Have you ever had an experience in life in which God surprised you with a divine and heavenly element with no warning? The priest, Nicky Gumbel, in The Alpha Course, from the Church of the Holy Trinity in the section of London, called Brompton, tells a story of an old bishop.  Such an old hand as this is generally seasoned in church life, thoughts, ideas, experiences. Such a character knows layers of theology, Bible concepts, and stories of faith. This bishop had finished a confirmation service and was settling in on Sunday afternoon with a drink and a mid-day meal.  Oddly, for him, he felt called to his little private home-chapel, his prayer kneeler. He felt prompted to pray. He put down his drink and knelt down. He felt God telling him, Give me yourself: all of you—soul and body. He said, “God what do you want with this broken-down bag of bones?” In this stretch of moments, he felt himself physically, internally warmed from core to extremity. He felt something like liquid energy coursing through him.

This old bishop might have previously thought himself heading out to pasture, but was instead sent on a brand new adventure in faith, ministry, and the experience of God’s presence. I have not had his experience, but I have had experiences of the Holy Spirit. It would not surprise me if you have also. They are not bidden; they cannot be manufactured, but they are real. Right within normalcy, something of heaven visits.

The second aspect of heaven on earth is slow and painstaking. Instead of an experience seeming to come from beyond you, or deep within you, this kind is a product of your effort to imitate Jesus, the Word made flesh. You come to know the forgiveness of Christ, so you cultivate forgiveness toward others. You encounter the kindness and gentleness of God, so show that to others from deep within yourself.

The Scriptures coming up Sunday introduce us to this possibility for heaven on earth. It is the kind that comes from your authentic self, sanctified by the indwelling Spirit, specifically as you share it through your thoughts, words, and actions. In Psalm 130 we give voice to our constant call to God for help and hope:

1    Out of the depths have I called to you, O Lord;
         Lord, hear my voice; *
      let your ears consider well the voice of my supplication.

4    I wait for the Lord; my soul waits for him; *
      in his word is my hope.

In the odd story from David’s life, we find him calling for mercy and gentleness toward his son, Absalom, who has undermined his authority as king and conspired against him to take over the realm. As his armies go out to fight Absalom’s forces, David tells his commanders to protect his son. It is a poignant choice to show love, kindness, and redemptive mercy. David says, “Deal gently for my sake with the young man Absalom”. (2 Samuel 18:5)

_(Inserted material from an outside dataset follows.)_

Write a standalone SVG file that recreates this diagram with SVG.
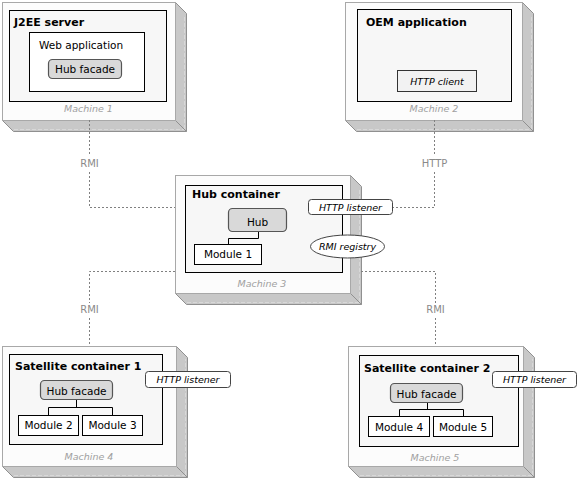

In the Epistle, Paul wants the Christians in Ephesus to work day by day toward showing outwardly what Christ has shown to them.

Put away from you all bitterness and wrath and anger and wrangling and slander, together with all malice, and be kind to one another, tenderhearted, forgiving one another, as God in Christ has forgiven you.  (Ephesians 4:31-32)

It is humanly natural to be malicious, bitter, and hostile, but to be instead this other way makes for heaven on earth. Perhaps we should be crying out to God from our depths for help in being this other way. I don’t think we find it without divine help. We need God’s grace to put away bitterness, wrath, and wrangling. We need to make a long project of choosing mercy and forgiveness over retaliation. Maybe we need to make a daily meal of Christ who calls himself, as we shall Sunday, the “living bread”:

This is the bread that comes down from heaven, so that one may eat of it and not die. I am the living bread that came down from heaven. Whoever eats of this bread will live forever; and the bread that I will give for the life of the world is my flesh.” (John 6:50-51)

Partaking this bread daily, I believe strongly, will make us candidates for this transfiguration kind of encounter with the Christ of heaven. It also makes us disciplined students, cultivating the ways of Christ in all of our human encounters. We can then treat, ourselves, others, the earth, and life itself with kindness, tenderheartedness, forgiveness, and love. What heaven we shall have. Remember William Blake’s little clod of clay, trodden with the cattle’s feet? This Clod sang out: Love seeketh not itself to please, / Nor for itself hath any care, / But for another gives its ease, / And builds a heaven in hell’s despair. Look it up; it is so much better than what the Pebble said. Call out to God daily, and with your kindness be an agent in building heaven on earth.